Well, like anything to do with grief, it is individual, and the best advice we at Burstows can give is “be gentle with yourself”. To those supporting someone in mourning, listen to that person’s needs and don’t try to “jolly” them out of what are very real and valid feelings.
Keeping the Memory Alive
We know how important it is to healing to keep the memory of the person who has died alive and acknowledge the special role they played in our lives, so don’t (with the very best of intentions) avoid speaking about that person for fear of upsetting or “opening old wounds”.
Renowned grief counsellor Dr. Alan Wolfelt recommends “a good way to embrace your grief on these days is to make a point of honouring the person who died”, to “actively remember … through shared activities and memory-swapping”.
Reaching out to let someone who is grieving know you are thinking of them, acknowledging their loss and asking how they feel can make all the difference at what can be a lonely time. It can be particularly hard for someone to share how low they are feeling when society expects us all to be “merry and bright”. But it is equally important if you are grieving to feel safe in leaning on others for support and understanding, knowing that family and friends want to be there for you.
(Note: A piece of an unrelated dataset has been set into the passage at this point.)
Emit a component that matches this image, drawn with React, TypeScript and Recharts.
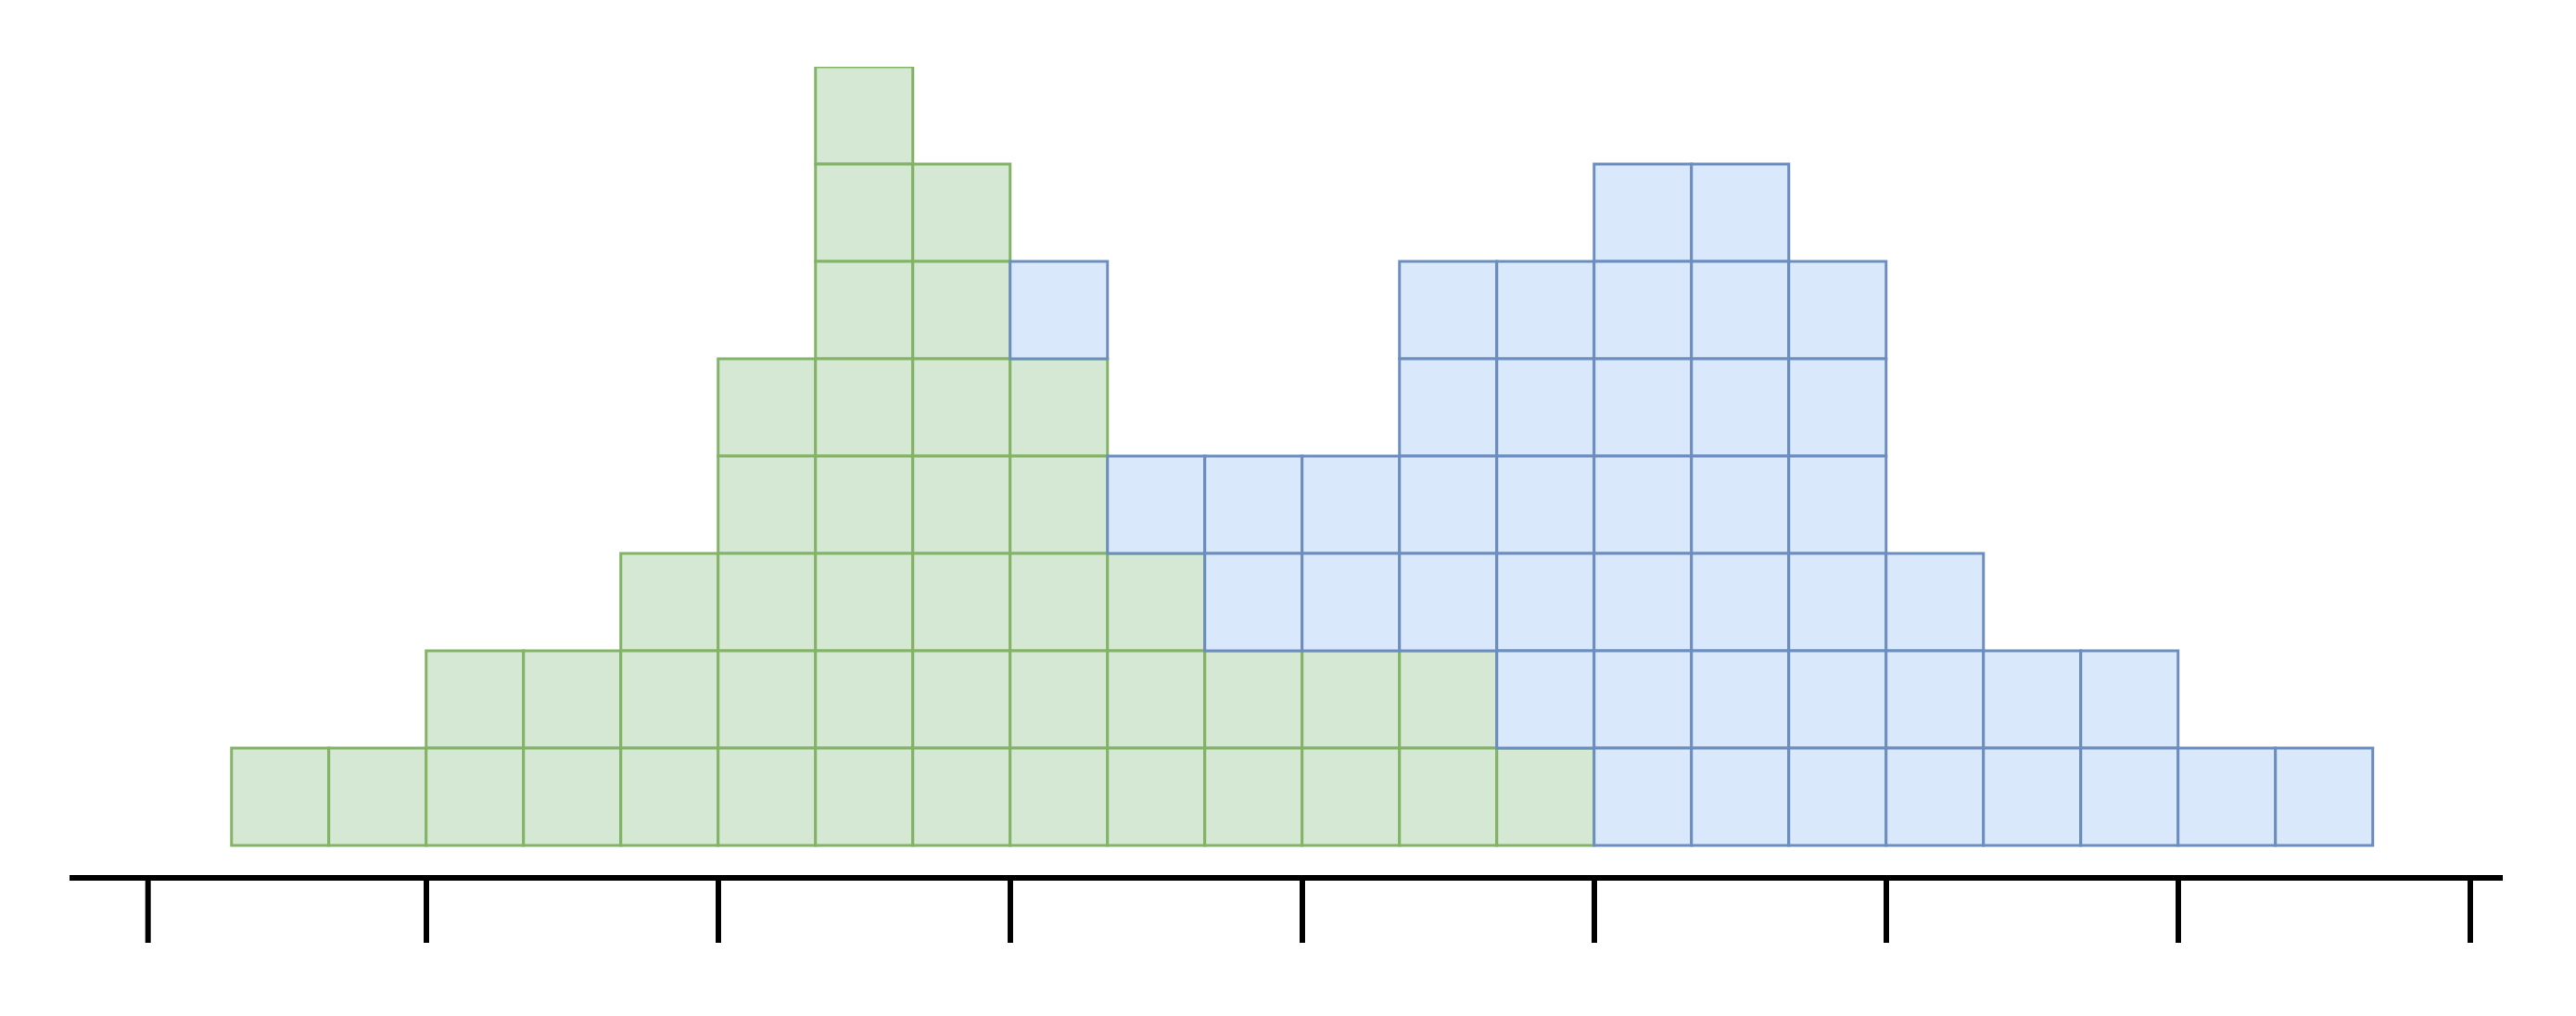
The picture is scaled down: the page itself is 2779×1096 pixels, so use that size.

It may help for you to consider ahead of time what challenges you may face this festive season, or on other special occasions – what may be expected of you, and your preferences for these times. Remember that grief consumes a lot of energy. Allow yourself to trim down your commitments, as well as leaving space for your needs to change, and updating others so they can accommodate these, or just letting them know on the spot that you are having a tough moment or a tough day.
Allow Yourself to Be Sad
Regardless of the time of year, sadness, Don Burstow says, is entirely appropriate after the loss of a loved one. We shouldn’t be afraid of tears or “ruining the occasion” by expressing our feelings.
“The only way beyond grief is through it,” he said, and that is likely to involve tears, reflection, laughter, even anger, as well as gratitude for that person’s life. “Through embracing sadness comes the healing we need,” Don said.
Some people will not feel like putting up a Christmas tree, marking a special event, or perhaps participating in what have been long-held celebration traditions … That’s okay – take the grieving person’s lead as to what they need – embrace them in plans and be there for them to talk to if and when they need. Others will want to join in festivities as much as possible, and should not feel guilty about happiness or moments of joy: they do not mean you care any less for the person who has died.
In his book, Eight Critical Questions for Mourners, Dr Wolfelt says, “Humour is one of the most healing gifts of humanity. Laughter restores hope and assists you in surviving the pain of grief … Often, remembering the person who died and smiling and laughing is an honest reflection of aspects of what she or he brought to the dance of your life together. And I ask you, what could be better than that?”
Some people will begin new traditions – lighting a candle for the deceased, displaying their photo or a keepsake of theirs at the Christmas or birthday table so they are with you in some physical sense, sharing anecdotes about them, saying a prayer, doing something that person particularly liked to do, or perhaps planting a bush or tree in their honour.
Grief is a Journey
Remember there is no “right” answer, no one-size-fits-all, quick-fix or guaranteed approach … your grief journey to healing is your own.
Dr. Wolfelt says “Whether the death was sudden or anticipated, acknowledging the full reality of the loss may occur over weeks or months”. Grief does not have a timeline and healing is an ongoing and at times painful process, so don’t fall into the trap of expecting yourself or someone else to “get over it” and move on after a given period. With time and acceptance, you will find a new future without that person physically in your life.
To those grieving, and their family and friends, ongoing compassion, support and love will be the best gifts of all.